Fellow mortgage lender Amlak has suspended new loans, the Islamic company said on Wednesday, as the global credit crunch hits the property sector in the Gulf’s trading hub.
“We have not suspended new mortgages,” Tamweel’s chief executive Wasim Saifi told Reuters. “As of now there is no plan to suspend new mortgages.”
Dubai faces a slowdown in loan growth and real estate activity as it struggles with the fallout from the global financial crisis.
Emaar Properties, Dubai’s largest listed developer, said last week it was giving its customers more time to repay their mortgages as liquidity constraints in the local banking sector has exacerbated the problems of securing home finance.

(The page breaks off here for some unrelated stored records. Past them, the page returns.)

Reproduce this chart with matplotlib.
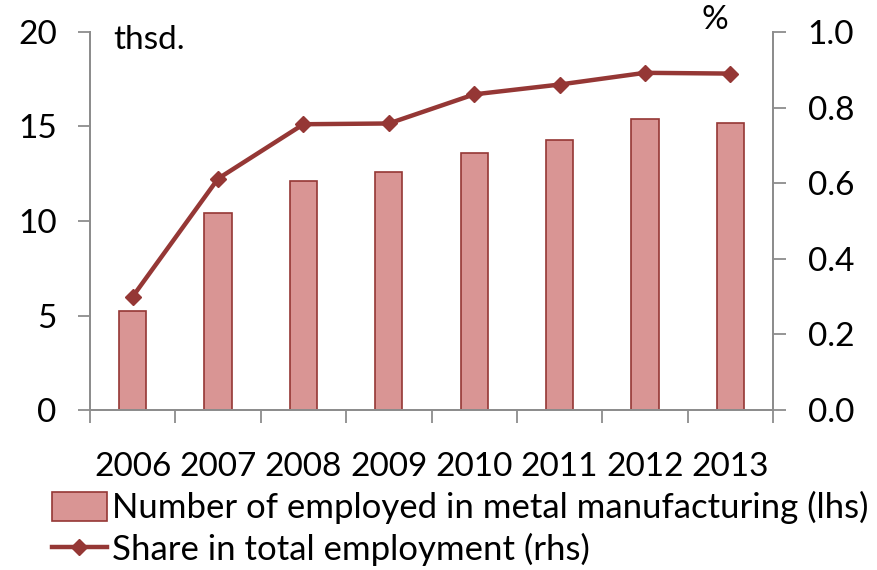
import matplotlib
matplotlib.use("Agg")
from matplotlib import pyplot as plt
from matplotlib.lines import Line2D
from matplotlib.patches import Patch
import numpy as np

years = ["2006", "2007", "2008", "2009", "2010", "2011", "2012", "2013"]
employed = [5.25, 10.4, 12.1, 12.6, 13.6, 14.3, 15.4, 15.2]
share = [0.30, 0.612, 0.756, 0.758, 0.835, 0.861, 0.892, 0.890]

plt.rcParams['font.family'] = ['Lato', 'DejaVu Sans']

bar_fill = "#d99594"
dark_red = "#953735"
grey = "#8c8c8c"

fig = plt.figure(figsize=(8.77, 5.70), dpi=100)
ax = fig.add_axes([90 / 877, 160 / 570, 683 / 877, 378 / 570])
ax2 = ax.twinx()

x = np.arange(len(years))
ax.bar(x, employed, width=0.32, color=bar_fill, edgecolor=dark_red, linewidth=1.2, zorder=2)
ax2.plot(x, share, color=dark_red, linewidth=3.2, marker="D", markersize=8, zorder=3)

ax.set_xlim(-0.5, len(years) - 0.5)
ax.set_ylim(0, 20)
ax.set_yticks([0, 5, 10, 15, 20])
ax2.set_ylim(0, 1.0)
ax2.set_yticks([0.0, 0.2, 0.4, 0.6, 0.8, 1.0])
ax2.set_yticklabels(["%.1f" % v for v in ax2.get_yticks()])

fs = 24
ax.set_xticks(x)
ax.set_xticklabels(years)
ax.set_xticks(np.arange(-0.5, len(years)), minor=True)
ax.tick_params(axis="x", which="major", length=0, pad=30, labelsize=fs)
ax.tick_params(axis="x", which="minor", length=9, width=1.3, color=grey, direction="out")
ax.tick_params(axis="y", length=9, width=1.3, color=grey, labelsize=fs, pad=15)
ax2.tick_params(axis="y", length=9, width=1.3, color=grey, labelsize=fs, pad=16)

for a in (ax, ax2):
    a.spines["top"].set_visible(False)
    for s in ("left", "right", "bottom"):
        a.spines[s].set_color(grey)
        a.spines[s].set_linewidth(1.3)

fig.text(113 / 877, 1 - 40 / 570, "thsd.", fontsize=fs, va="center", ha="left")
fig.text(715 / 877, 1 - 20 / 570, "%", fontsize=fs, va="center", ha="center")

handles = [
    Patch(facecolor=bar_fill, edgecolor=dark_red, linewidth=1.2),
    Line2D([0], [0], color=dark_red, linewidth=3.2, marker="D", markersize=8),
]
labels = ["Number of employed in metal manufacturing (lhs)", "Share in total employment (rhs)"]
fig.legend(handles, labels, loc="lower left", bbox_to_anchor=(52 / 877, 4 / 570), frameon=False,
           fontsize=25, handlelength=1.58, handleheight=0.9, handletextpad=0.14, labelspacing=0.25,
           borderpad=0, borderaxespad=0)

fig.savefig("out.png", dpi=100)
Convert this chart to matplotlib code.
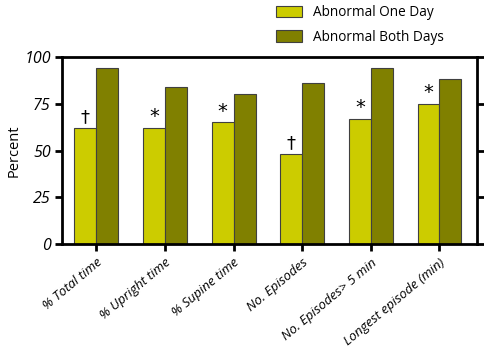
import matplotlib
matplotlib.use("Agg")
import matplotlib.pyplot as plt
import numpy as np

categories = ["% Total time", "% Upright time", "% Supine time", "No. Episodes",
              "No. Episodes> 5 min", "Longest episode (min)"]
one_day = [62, 62, 65, 48, 67, 75]
both_days = [94, 84, 80, 86, 94, 88]
marks = ["\u2020", "*", "*", "\u2020", "*", "*"]

plt.rcParams['font.family'] = ['Open Sans', 'DejaVu Sans']

fig = plt.figure(figsize=(4.84, 3.58), dpi=100)
ax = fig.add_axes([0.128, 0.318, 0.858, 0.523])

x = np.arange(len(categories))
w = 0.32
b1 = ax.bar(x - w / 2, one_day, w, color="#CCCC00", edgecolor="#404040", linewidth=0.8,
            label="Abnormal One Day")
b2 = ax.bar(x + w / 2, both_days, w, color="#808000", edgecolor="#404040", linewidth=0.8,
            label="Abnormal Both Days")

# significance marks above the one-day bars
for xi, v, m in zip(x, one_day, marks):
    size = 14 if m == "*" else 13
    ax.text(xi - w / 2, v + 1, m, ha="center", va="bottom", fontsize=size,
            family="DejaVu Sans")

ax.set_xlim(-0.5, 5.55)
ax.set_ylim(0, 100)
ax.set_yticks([0, 25, 50, 75, 100])
ax.set_yticklabels(["0", "25", "50", "75", "100"], fontstyle="italic", fontsize=11.5)
ax.set_xticks(x)
ax.set_xticklabels(categories, rotation=40, ha="right", rotation_mode="anchor",
                   fontstyle="italic", fontsize=9.5)
ax.set_ylabel("Percent", fontsize=10.5, labelpad=2)

for s in ["left", "bottom", "top", "right"]:
    ax.spines[s].set_linewidth(2)
ax.tick_params(axis="both", width=2, length=5)
ax.tick_params(axis="y", right=True, pad=3)

fig.legend(handles=[b1, b2], loc="upper left", bbox_to_anchor=(0.545, 1.02), frameon=False,
           fontsize=9.8, handlelength=1.9, handleheight=0.9, labelspacing=0.7)

fig.savefig("out.png", dpi=100)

Emirates NBD, the United Arab Emirates’ largest bank, has halted retail lending to foreigners employed by top Dubai property firms on fears the slowdown could jeopardise their jobs and income, according to an internal document obtained by Reuters, although the bank denied the move.
Amlak and Tamweel are aiming
to complete a $1.6 billion merger by
the end of the first quarter of 2009 despite the crisis which has almost frozen global and regional interbank lending and stalled medium to long-term financing.
Shares of Amlak closed 5.56 per cent lower at 1.02 dirham on Thursday. Tamweel fell 5.71 percent to 0.99 dirham.